Le rapport suggère d’améliorer les conditions canadiennes en consacrant plus de ressources à la formation, la recherche d’emploi, en plus d’élargir les offres de logements abordables et de rendre l’éducation postsecondaire plus accessible. M. Langlois insiste sur l’importance de l’éducation, tant sur la qualité que l’accessibilité, comme vecteur d’amélioration de la mobilité sociale. M. Fleury, avec une certaine dose de cynisme, note que les populations qui seraient les plus avantagées par ces mesures sont aussi celles qui ont le moins tendance à voter, ce qui peut expliquer un certain désintérêt politique vis-à-vis de ces problématiques.

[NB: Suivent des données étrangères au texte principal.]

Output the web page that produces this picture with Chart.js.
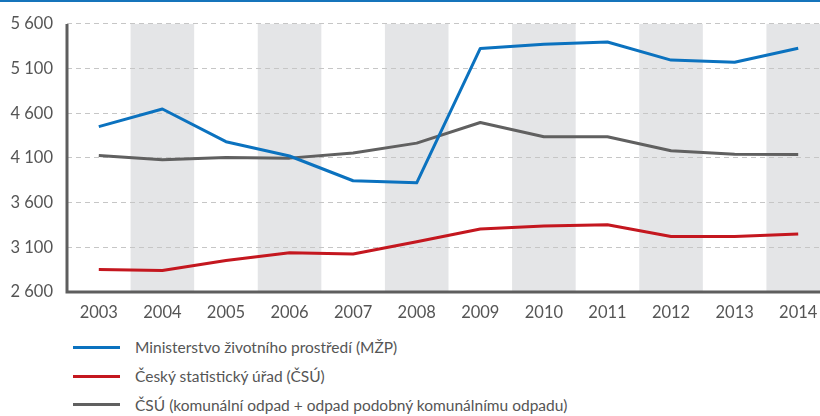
<!DOCTYPE html>
<html>
<head>
<meta charset="utf-8">
<script src="https://cdn.jsdelivr.net/npm/chart.js"></script>
<style>
    html, body { margin: 0; padding: 0; background: #fff; width: 820px; height: 416px; overflow: hidden; }
    #topRule { position: absolute; left: 0; top: 0; width: 820px; height: 2px; background: #1574bb; }
    #wrap { position: absolute; left: 0; top: 0; width: 830px; height: 320px; }
    #legend { position: absolute; left: 73px; top: 333px; font-family: Lato, sans-serif; font-size: 15.5px; color: #555; }
    .row { height: 28.7px; display: flex; align-items: center; }
    .sw { width: 47px; height: 3px; margin-right: 15px; }
</style>
</head>
<body>
<div id="wrap"><canvas id="chart" width="830" height="320"></canvas></div>
<div id="topRule"></div>
<div id="legend"></div>
<script>
(function () {
    "use strict";

    var years = ["2003","2004","2005","2006","2007","2008","2009","2010","2011","2012","2013","2014"];
    var yTicks = [2600, 3100, 3600, 4100, 4600, 5100, 5600];

    var labelMzp = "Ministerstvo životního prostředí (MŽP)";
    var labelCsu = "Český statistický úřad (ČSÚ)";
    var labelCsuPlus = "ČSÚ (komunální odpad + odpad podobný komunálnímu odpadu)";

    var mzp    = [4450, 4648, 4282, 4122, 3845, 3822, 5325, 5372, 5398, 5195, 5170, 5327];
    var csu    = [2853, 2840, 2952, 3040, 3026, 3163, 3306, 3338, 3352, 3220, 3220, 3248];
    var csuAll = [4127, 4080, 4106, 4098, 4155, 4266, 4497, 4337, 4337, 4180, 4141, 4140];

    var colors = ["#0b72bf", "#c4171f", "#606060"];

    function fmt(v) {
        return String(v).replace(/\B(?=(\d{3})+(?!\d))/g, " ");
    }

    // alternating grey bands behind the lines + solid axis lines on top
    var framePlugin = {
        id: "frame",
        beforeDraw: function (chart) {
            var ctx = chart.ctx, a = chart.chartArea, x = chart.scales.x;
            var half = (a.right - a.left) / years.length / 2;
            ctx.save();
            ctx.fillStyle = "#e4e5e7";
            years.forEach(function (y, i) {
                if (i % 2 === 1) {
                    var c = x.getPixelForValue(i);
                    ctx.fillRect(c - half, a.top, half * 2, a.bottom - a.top);
                }
            });
            ctx.restore();
        },
        afterDraw: function (chart) {
            var ctx = chart.ctx, a = chart.chartArea;
            ctx.save();
            ctx.strokeStyle = "#5e5e5e";
            ctx.lineWidth = 3;
            ctx.beginPath();
            ctx.moveTo(a.left, a.top);
            ctx.lineTo(a.left, a.bottom);
            ctx.lineTo(a.right, a.bottom);
            ctx.stroke();
            ctx.restore();
        }
    };

    function ds(label, data, color) {
        return {
            label: label,
            data: data,
            borderColor: color,
            backgroundColor: color,
            borderWidth: 3,
            pointRadius: 0,
            tension: 0,
            borderJoinStyle: "round"
        };
    }

    new Chart(document.getElementById("chart"), {
        type: "line",
        data: {
            labels: years,
            datasets: [ds(labelMzp, mzp, colors[0]), ds(labelCsu, csu, colors[1]), ds(labelCsuPlus, csuAll, colors[2])]
        },
        options: {
            responsive: false,
            animation: false,
            layout: { padding: { left: 0, right: 0, top: 19, bottom: 0 } },
            plugins: { legend: { display: false }, tooltip: { enabled: false } },
            scales: {
                x: {
                    offset: true,
                    grid: { display: false, drawTicks: false },
                    border: { display: false },
                    ticks: { color: "#555", padding: 11, font: { family: "Lato", size: 16.5 }, maxRotation: 0 },
                    afterFit: function (s) { s.height = 28; }
                },
                y: {
                    min: 2600,
                    max: 5600,
                    afterBuildTicks: function (s) { s.ticks = yTicks.map(function (v) { return { value: v }; }); },
                    grid: { color: "#c6c6c6", lineWidth: 1, drawTicks: false },
                    border: { display: false, dash: [5, 4] },
                    ticks: {
                        color: "#555", padding: 14, font: { family: "Lato", size: 16.5 },
                        callback: function (v) { return fmt(v); }
                    },
                    afterFit: function (s) { s.width = 67; }
                }
            }
        },
        plugins: [framePlugin]
    });

    var legend = document.getElementById("legend");
    [labelMzp, labelCsu, labelCsuPlus].forEach(function (t, i) {
        var row = document.createElement("div");
        row.className = "row";
        row.innerHTML = '<div class="sw" style="background:' + colors[i] + '"></div><span>' + t + '</span>';
        legend.appendChild(row);
    });
})();
</script>
</body>
</html>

- Langlois et M. Fleury nuancent cependant les observations de cette étude, car la situation d’une province à l’autre change beaucoup. Le cas du Québec en particulier est favorable à plus de mobilité grâce à certains de ses programmes sociaux. M. Langlois trouve le Québec comparable, dans certaines mesures, au modèle scandinave. Ce sont d’ailleurs le Danemark, la Suède, la Finlande et la Norvège qui font le mieux en matière de mobilité sociale dans le rapport de l’OCDE.

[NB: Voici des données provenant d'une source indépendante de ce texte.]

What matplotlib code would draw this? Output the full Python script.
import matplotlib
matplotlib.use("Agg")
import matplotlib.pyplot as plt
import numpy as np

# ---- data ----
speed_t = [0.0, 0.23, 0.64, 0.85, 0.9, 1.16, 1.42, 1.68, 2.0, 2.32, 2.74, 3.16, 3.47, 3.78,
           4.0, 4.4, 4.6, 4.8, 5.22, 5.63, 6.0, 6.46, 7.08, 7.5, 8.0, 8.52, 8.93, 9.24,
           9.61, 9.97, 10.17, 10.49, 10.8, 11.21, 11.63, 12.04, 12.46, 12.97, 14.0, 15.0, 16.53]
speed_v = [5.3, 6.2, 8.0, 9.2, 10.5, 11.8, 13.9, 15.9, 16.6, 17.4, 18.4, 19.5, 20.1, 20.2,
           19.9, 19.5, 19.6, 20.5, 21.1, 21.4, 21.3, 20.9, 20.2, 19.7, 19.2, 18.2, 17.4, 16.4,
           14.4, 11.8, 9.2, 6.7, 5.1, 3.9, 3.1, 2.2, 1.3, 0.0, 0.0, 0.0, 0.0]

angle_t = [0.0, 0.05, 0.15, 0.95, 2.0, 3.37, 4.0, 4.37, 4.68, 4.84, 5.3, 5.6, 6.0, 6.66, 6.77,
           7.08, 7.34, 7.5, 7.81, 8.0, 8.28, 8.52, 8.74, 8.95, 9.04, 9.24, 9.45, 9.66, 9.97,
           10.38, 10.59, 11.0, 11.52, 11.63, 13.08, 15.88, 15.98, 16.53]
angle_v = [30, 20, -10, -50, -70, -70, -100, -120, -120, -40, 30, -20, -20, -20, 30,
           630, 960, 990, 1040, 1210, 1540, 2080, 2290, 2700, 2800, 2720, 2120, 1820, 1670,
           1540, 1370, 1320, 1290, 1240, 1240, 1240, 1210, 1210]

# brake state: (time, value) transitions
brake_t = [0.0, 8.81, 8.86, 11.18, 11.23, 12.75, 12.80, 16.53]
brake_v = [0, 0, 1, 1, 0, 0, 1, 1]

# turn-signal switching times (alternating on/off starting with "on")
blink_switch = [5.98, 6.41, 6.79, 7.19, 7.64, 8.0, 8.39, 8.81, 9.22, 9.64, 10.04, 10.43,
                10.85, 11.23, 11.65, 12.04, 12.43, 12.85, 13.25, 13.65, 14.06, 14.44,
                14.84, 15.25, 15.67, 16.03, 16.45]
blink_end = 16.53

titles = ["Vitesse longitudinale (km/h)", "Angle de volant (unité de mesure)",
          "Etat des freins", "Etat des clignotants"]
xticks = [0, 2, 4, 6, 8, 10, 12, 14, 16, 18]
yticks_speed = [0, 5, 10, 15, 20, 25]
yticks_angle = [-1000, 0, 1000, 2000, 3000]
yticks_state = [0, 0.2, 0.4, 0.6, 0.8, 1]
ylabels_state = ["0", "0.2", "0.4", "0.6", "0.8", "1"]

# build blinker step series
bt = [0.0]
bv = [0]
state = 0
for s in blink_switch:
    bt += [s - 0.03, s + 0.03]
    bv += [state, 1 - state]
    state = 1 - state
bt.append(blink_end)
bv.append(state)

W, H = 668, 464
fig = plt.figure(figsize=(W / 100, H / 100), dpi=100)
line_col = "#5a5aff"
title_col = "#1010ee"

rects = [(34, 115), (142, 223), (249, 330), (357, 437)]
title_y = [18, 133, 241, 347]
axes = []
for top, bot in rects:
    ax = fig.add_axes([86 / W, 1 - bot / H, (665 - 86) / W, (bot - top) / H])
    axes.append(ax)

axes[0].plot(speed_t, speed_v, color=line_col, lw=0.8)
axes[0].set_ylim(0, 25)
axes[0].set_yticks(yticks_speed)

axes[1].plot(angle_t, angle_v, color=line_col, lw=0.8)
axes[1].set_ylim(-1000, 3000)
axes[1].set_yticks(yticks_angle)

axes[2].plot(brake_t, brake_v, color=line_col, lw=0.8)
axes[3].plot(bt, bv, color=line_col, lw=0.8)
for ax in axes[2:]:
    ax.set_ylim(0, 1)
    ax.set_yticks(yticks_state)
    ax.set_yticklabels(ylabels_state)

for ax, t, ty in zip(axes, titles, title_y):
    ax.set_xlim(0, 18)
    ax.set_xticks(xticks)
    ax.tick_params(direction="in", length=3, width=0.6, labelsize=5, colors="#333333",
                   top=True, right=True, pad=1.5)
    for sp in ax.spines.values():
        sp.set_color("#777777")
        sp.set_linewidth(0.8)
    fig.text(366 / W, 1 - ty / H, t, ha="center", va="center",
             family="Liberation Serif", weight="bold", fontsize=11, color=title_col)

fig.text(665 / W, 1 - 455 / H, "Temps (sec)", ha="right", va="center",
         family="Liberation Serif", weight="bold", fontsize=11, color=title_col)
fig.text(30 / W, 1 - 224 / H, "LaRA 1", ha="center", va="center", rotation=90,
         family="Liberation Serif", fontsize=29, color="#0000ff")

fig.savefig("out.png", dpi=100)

La Scandinavie, terre des opportunités
L’OCDE note également qu’il n’y a pas de lien entre le creusement des inégalités et une plus grande mobilité sociale, même au contraire, une plus grande mobilité sur l’échelle des revenus est associée à une plus grande égalité. Il y a donc statistiquement plus de chance pour un enfant originaire d’une famille pauvre de Scandinavie de parvenir à augmenter ses revenus que pour un Américain dans la même situation.
Permettre à tous, peu importe ses origines, de réussir et de prospérer, tel est le rêve américain. Pour y parvenir, il faut cependant que tous puissent partir sur un pied d’égalité. C’est la notion qui ne semble pas saisie par nos voisins du sud où beaucoup croient que le libre marché absolu est le meilleur défenseur de ce rêve. Malgré les belles histoires d’entrepreneur prospère, ils sont l’exception plus que la règle.
Finalement, l’aigle à tête blanche reflète bien le rêve américain. Les deux sont trompeurs, l’un n’est pas un aigle, l’autre se réalise bien mieux au Danemark.